• Short exercise
Write out all the entries word for word, but skip any images.

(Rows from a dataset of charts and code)
•••

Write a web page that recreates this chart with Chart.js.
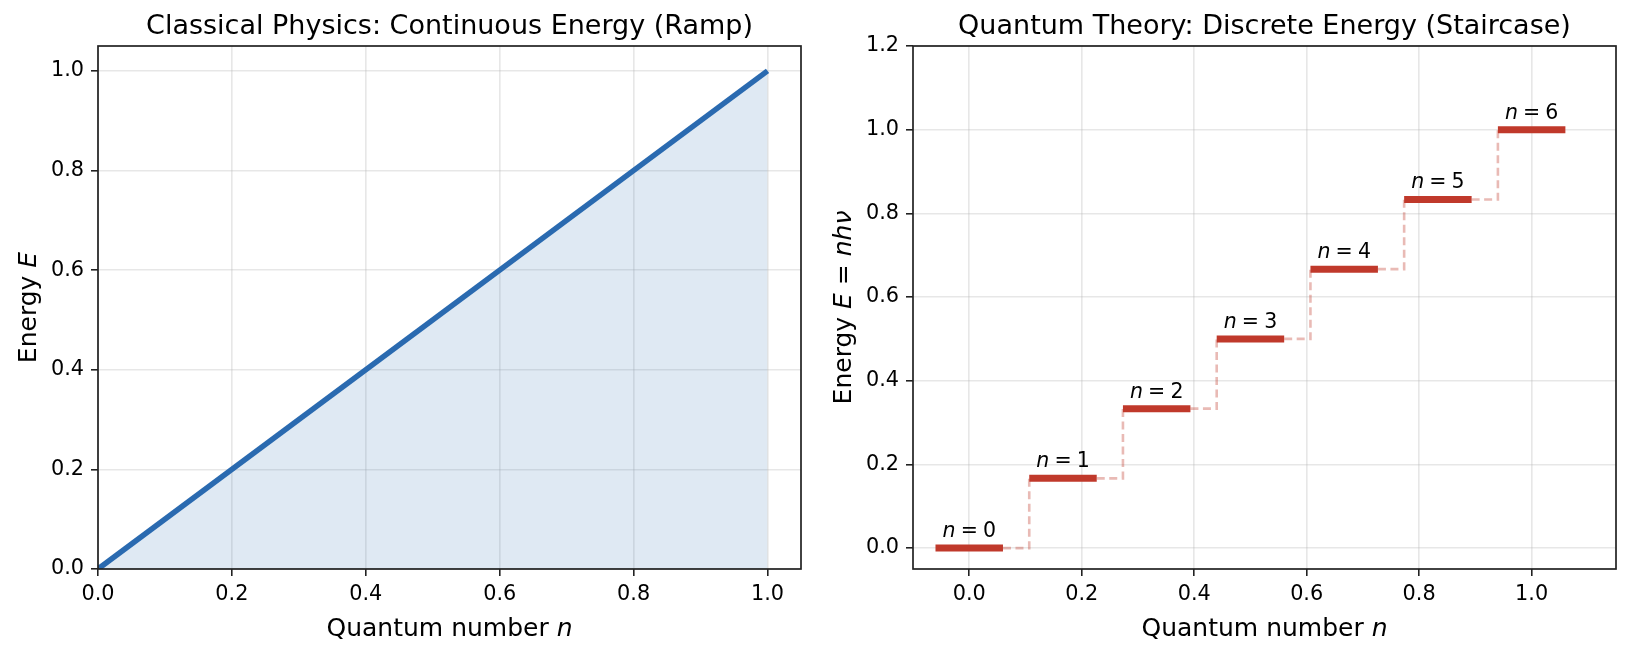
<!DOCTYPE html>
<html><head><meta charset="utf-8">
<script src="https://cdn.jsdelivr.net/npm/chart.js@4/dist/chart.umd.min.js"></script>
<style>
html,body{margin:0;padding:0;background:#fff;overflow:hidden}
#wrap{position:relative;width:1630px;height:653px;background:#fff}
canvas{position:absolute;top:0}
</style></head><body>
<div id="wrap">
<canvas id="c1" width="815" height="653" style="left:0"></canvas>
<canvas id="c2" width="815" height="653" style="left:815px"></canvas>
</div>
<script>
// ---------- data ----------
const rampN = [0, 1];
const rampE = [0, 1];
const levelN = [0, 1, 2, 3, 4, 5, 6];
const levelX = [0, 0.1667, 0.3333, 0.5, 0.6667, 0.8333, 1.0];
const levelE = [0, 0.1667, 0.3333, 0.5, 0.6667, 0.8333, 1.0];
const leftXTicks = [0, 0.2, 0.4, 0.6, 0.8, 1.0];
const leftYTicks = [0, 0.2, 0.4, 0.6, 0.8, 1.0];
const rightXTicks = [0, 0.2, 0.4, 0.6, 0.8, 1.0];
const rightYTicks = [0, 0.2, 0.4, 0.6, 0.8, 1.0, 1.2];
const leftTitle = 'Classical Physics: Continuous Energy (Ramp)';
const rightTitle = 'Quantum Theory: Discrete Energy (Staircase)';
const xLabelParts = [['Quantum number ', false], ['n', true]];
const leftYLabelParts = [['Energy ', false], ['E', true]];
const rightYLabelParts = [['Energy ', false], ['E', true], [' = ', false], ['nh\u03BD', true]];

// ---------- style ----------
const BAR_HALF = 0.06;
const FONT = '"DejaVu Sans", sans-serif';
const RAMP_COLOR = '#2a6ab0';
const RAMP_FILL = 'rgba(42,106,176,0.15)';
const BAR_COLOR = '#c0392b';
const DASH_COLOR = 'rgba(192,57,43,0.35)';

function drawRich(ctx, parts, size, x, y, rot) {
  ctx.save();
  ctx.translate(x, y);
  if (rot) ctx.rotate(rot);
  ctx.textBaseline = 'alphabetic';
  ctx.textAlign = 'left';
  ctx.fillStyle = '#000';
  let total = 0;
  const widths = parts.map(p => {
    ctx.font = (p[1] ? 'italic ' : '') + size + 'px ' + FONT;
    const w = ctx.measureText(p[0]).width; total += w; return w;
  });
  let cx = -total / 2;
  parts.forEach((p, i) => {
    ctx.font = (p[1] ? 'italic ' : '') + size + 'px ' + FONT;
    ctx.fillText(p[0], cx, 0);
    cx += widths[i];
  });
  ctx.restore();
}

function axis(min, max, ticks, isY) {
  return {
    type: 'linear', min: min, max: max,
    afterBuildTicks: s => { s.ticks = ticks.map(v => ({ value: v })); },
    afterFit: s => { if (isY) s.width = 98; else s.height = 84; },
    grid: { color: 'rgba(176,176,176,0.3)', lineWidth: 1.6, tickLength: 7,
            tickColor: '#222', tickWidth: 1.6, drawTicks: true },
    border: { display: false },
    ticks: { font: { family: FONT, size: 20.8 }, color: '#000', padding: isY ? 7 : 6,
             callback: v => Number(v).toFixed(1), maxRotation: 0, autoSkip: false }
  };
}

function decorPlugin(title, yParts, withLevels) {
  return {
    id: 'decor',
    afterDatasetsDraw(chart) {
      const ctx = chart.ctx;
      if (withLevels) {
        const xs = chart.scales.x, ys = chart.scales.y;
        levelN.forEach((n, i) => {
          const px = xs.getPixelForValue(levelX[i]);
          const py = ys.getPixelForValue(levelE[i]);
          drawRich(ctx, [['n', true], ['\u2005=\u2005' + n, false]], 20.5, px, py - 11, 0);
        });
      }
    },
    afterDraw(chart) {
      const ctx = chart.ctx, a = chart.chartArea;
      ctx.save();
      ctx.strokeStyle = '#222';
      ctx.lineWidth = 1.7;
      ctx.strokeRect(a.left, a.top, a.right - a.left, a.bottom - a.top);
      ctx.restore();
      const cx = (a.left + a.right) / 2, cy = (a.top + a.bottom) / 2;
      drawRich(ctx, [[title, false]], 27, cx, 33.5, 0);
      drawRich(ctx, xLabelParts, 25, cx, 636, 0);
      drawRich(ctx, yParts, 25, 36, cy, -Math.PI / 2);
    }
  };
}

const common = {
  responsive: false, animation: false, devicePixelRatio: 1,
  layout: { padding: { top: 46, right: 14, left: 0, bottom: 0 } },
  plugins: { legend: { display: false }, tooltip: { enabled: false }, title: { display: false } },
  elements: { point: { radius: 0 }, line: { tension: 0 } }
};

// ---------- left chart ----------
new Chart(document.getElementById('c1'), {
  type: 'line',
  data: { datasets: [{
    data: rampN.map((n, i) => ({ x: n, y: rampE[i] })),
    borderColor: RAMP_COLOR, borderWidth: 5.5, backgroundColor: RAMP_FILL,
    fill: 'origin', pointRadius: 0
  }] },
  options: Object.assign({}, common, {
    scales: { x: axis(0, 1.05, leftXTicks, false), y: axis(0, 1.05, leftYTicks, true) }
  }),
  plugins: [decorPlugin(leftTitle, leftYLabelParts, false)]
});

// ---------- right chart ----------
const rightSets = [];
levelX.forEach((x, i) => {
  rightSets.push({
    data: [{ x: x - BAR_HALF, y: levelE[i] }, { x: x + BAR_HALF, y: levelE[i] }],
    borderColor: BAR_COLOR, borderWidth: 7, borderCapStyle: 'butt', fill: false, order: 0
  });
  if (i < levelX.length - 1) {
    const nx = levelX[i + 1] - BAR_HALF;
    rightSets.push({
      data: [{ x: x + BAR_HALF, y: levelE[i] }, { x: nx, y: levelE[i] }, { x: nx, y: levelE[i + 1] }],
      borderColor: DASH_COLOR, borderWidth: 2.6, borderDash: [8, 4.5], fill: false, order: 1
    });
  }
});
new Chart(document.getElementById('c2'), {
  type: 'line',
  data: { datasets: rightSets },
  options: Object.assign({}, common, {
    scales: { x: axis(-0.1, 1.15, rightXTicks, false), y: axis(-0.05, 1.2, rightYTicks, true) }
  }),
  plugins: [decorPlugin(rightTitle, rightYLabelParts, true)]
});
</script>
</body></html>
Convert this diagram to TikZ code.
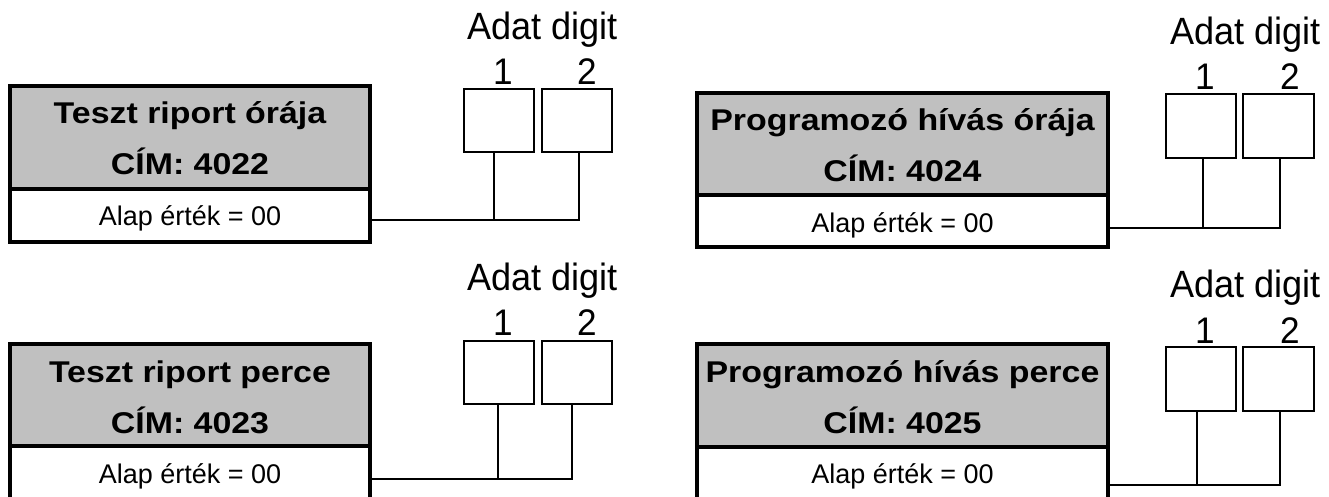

•••

• Answer to the task
Write a web page that recreates this chart with Chart.js.
<!DOCTYPE html>
<html><head><meta charset="utf-8">
<script src="https://cdn.jsdelivr.net/npm/chart.js@4/dist/chart.umd.min.js"></script>
<style>
html,body{margin:0;padding:0;background:#fff;overflow:hidden}
#wrap{position:relative;width:1630px;height:653px;background:#fff}
canvas{position:absolute;top:0}
</style></head><body>
<div id="wrap">
<canvas id="c1" width="815" height="653" style="left:0"></canvas>
<canvas id="c2" width="815" height="653" style="left:815px"></canvas>
</div>
<script>
// ---------- data ----------
const rampN = [0, 1];
const rampE = [0, 1];
const levelN = [0, 1, 2, 3, 4, 5, 6];
const levelX = [0, 0.1667, 0.3333, 0.5, 0.6667, 0.8333, 1.0];
const levelE = [0, 0.1667, 0.3333, 0.5, 0.6667, 0.8333, 1.0];
const leftXTicks = [0, 0.2, 0.4, 0.6, 0.8, 1.0];
const leftYTicks = [0, 0.2, 0.4, 0.6, 0.8, 1.0];
const rightXTicks = [0, 0.2, 0.4, 0.6, 0.8, 1.0];
const rightYTicks = [0, 0.2, 0.4, 0.6, 0.8, 1.0, 1.2];
const leftTitle = 'Classical Physics: Continuous Energy (Ramp)';
const rightTitle = 'Quantum Theory: Discrete Energy (Staircase)';
const xLabelParts = [['Quantum number ', false], ['n', true]];
const leftYLabelParts = [['Energy ', false], ['E', true]];
const rightYLabelParts = [['Energy ', false], ['E', true], [' = ', false], ['nh\u03BD', true]];

// ---------- style ----------
const BAR_HALF = 0.06;
const FONT = '"DejaVu Sans", sans-serif';
const RAMP_COLOR = '#2a6ab0';
const RAMP_FILL = 'rgba(42,106,176,0.15)';
const BAR_COLOR = '#c0392b';
const DASH_COLOR = 'rgba(192,57,43,0.35)';

function drawRich(ctx, parts, size, x, y, rot) {
  ctx.save();
  ctx.translate(x, y);
  if (rot) ctx.rotate(rot);
  ctx.textBaseline = 'alphabetic';
  ctx.textAlign = 'left';
  ctx.fillStyle = '#000';
  let total = 0;
  const widths = parts.map(p => {
    ctx.font = (p[1] ? 'italic ' : '') + size + 'px ' + FONT;
    const w = ctx.measureText(p[0]).width; total += w; return w;
  });
  let cx = -total / 2;
  parts.forEach((p, i) => {
    ctx.font = (p[1] ? 'italic ' : '') + size + 'px ' + FONT;
    ctx.fillText(p[0], cx, 0);
    cx += widths[i];
  });
  ctx.restore();
}

function axis(min, max, ticks, isY) {
  return {
    type: 'linear', min: min, max: max,
    afterBuildTicks: s => { s.ticks = ticks.map(v => ({ value: v })); },
    afterFit: s => { if (isY) s.width = 98; else s.height = 84; },
    grid: { color: 'rgba(176,176,176,0.3)', lineWidth: 1.6, tickLength: 7,
            tickColor: '#222', tickWidth: 1.6, drawTicks: true },
    border: { display: false },
    ticks: { font: { family: FONT, size: 20.8 }, color: '#000', padding: isY ? 7 : 6,
             callback: v => Number(v).toFixed(1), maxRotation: 0, autoSkip: false }
  };
}

function decorPlugin(title, yParts, withLevels) {
  return {
    id: 'decor',
    afterDatasetsDraw(chart) {
      const ctx = chart.ctx;
      if (withLevels) {
        const xs = chart.scales.x, ys = chart.scales.y;
        levelN.forEach((n, i) => {
          const px = xs.getPixelForValue(levelX[i]);
          const py = ys.getPixelForValue(levelE[i]);
          drawRich(ctx, [['n', true], ['\u2005=\u2005' + n, false]], 20.5, px, py - 11, 0);
        });
      }
    },
    afterDraw(chart) {
      const ctx = chart.ctx, a = chart.chartArea;
      ctx.save();
      ctx.strokeStyle = '#222';
      ctx.lineWidth = 1.7;
      ctx.strokeRect(a.left, a.top, a.right - a.left, a.bottom - a.top);
      ctx.restore();
      const cx = (a.left + a.right) / 2, cy = (a.top + a.bottom) / 2;
      drawRich(ctx, [[title, false]], 27, cx, 33.5, 0);
      drawRich(ctx, xLabelParts, 25, cx, 636, 0);
      drawRich(ctx, yParts, 25, 36, cy, -Math.PI / 2);
    }
  };
}

const common = {
  responsive: false, animation: false, devicePixelRatio: 1,
  layout: { padding: { top: 46, right: 14, left: 0, bottom: 0 } },
  plugins: { legend: { display: false }, tooltip: { enabled: false }, title: { display: false } },
  elements: { point: { radius: 0 }, line: { tension: 0 } }
};

// ---------- left chart ----------
new Chart(document.getElementById('c1'), {
  type: 'line',
  data: { datasets: [{
    data: rampN.map((n, i) => ({ x: n, y: rampE[i] })),
    borderColor: RAMP_COLOR, borderWidth: 5.5, backgroundColor: RAMP_FILL,
    fill: 'origin', pointRadius: 0
  }] },
  options: Object.assign({}, common, {
    scales: { x: axis(0, 1.05, leftXTicks, false), y: axis(0, 1.05, leftYTicks, true) }
  }),
  plugins: [decorPlugin(leftTitle, leftYLabelParts, false)]
});

// ---------- right chart ----------
const rightSets = [];
levelX.forEach((x, i) => {
  rightSets.push({
    data: [{ x: x - BAR_HALF, y: levelE[i] }, { x: x + BAR_HALF, y: levelE[i] }],
    borderColor: BAR_COLOR, borderWidth: 7, borderCapStyle: 'butt', fill: false, order: 0
  });
  if (i < levelX.length - 1) {
    const nx = levelX[i + 1] - BAR_HALF;
    rightSets.push({
      data: [{ x: x + BAR_HALF, y: levelE[i] }, { x: nx, y: levelE[i] }, { x: nx, y: levelE[i + 1] }],
      borderColor: DASH_COLOR, borderWidth: 2.6, borderDash: [8, 4.5], fill: false, order: 1
    });
  }
});
new Chart(document.getElementById('c2'), {
  type: 'line',
  data: { datasets: rightSets },
  options: Object.assign({}, common, {
    scales: { x: axis(-0.1, 1.15, rightXTicks, false), y: axis(-0.05, 1.2, rightYTicks, true) }
  }),
  plugins: [decorPlugin(rightTitle, rightYLabelParts, true)]
});
</script>
</body></html>
Convert this diagram to TikZ code.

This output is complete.